Those symbols, and many more, are the results of a contest held by the Laboratorio Para La Ciudad, the city’s office for civic innovation and urban creativity, and organized by emoji expert (and Next City contributor) Zoe Mendelson. The contest was announced in June with the tagline “How to Capture a City in 20 Symbols,” and the names of winners were released today. Originally, it was stated that the winning pack would be turned into a free app, but the city has now decided to include the designs of the first-, second- and third-place winners, along with several honorable mentions and picks from Mayor Miguel Ángel Mancera.

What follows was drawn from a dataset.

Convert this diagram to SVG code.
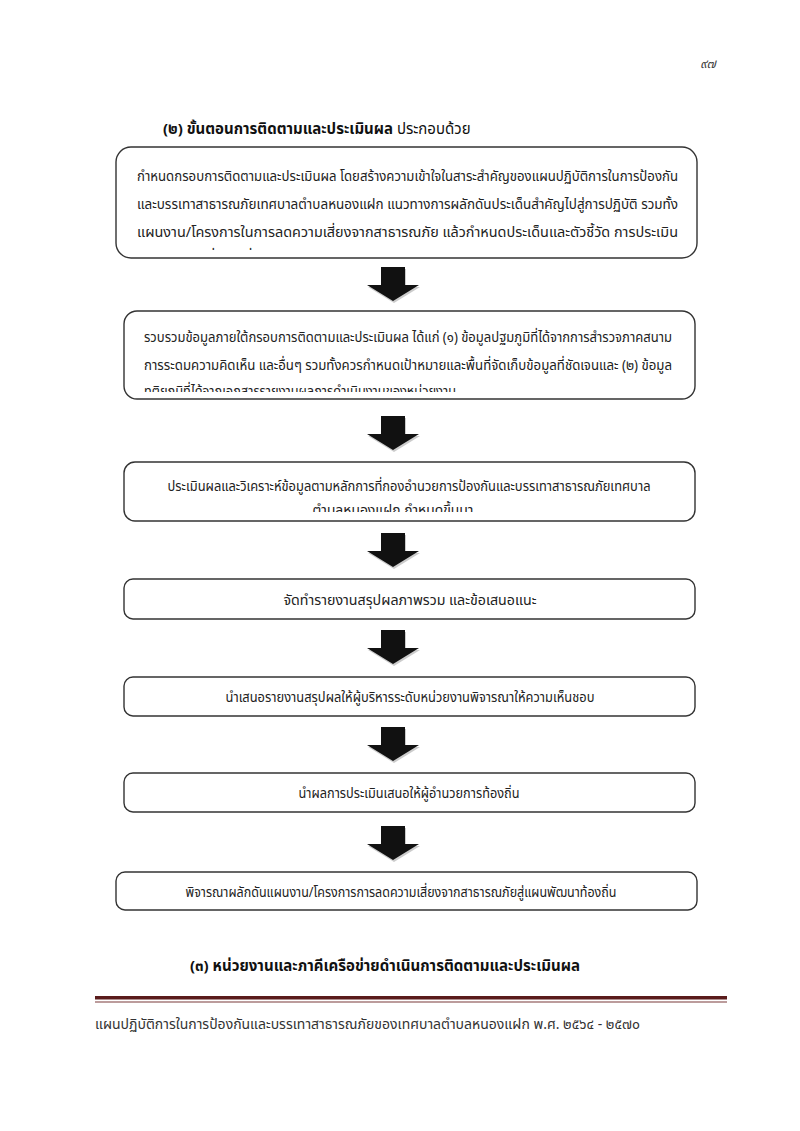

As Fast Company wrote when the contest was announced, the lab “opted to keep the design brief relatively open,” asking designers to simply create emoji that represented Mexico City. Judges included Emoji Dick author Fred Benenson, journalist and creator of the Dumpling Emoji Jenny 8 Lee, and designers Federico Jordan and Oscar Estrada and Mendelson.

“Emojis have become an aesthetic, a playful way of communicating,” Gabriella Gómez-Mont, founder and director of Laboratorio para la Ciudad told Fast Company. “We’re very intrigued with the relationship between a person and a megalopolis, how people actually relate to it, and what emotional and visual responses [we will] get.”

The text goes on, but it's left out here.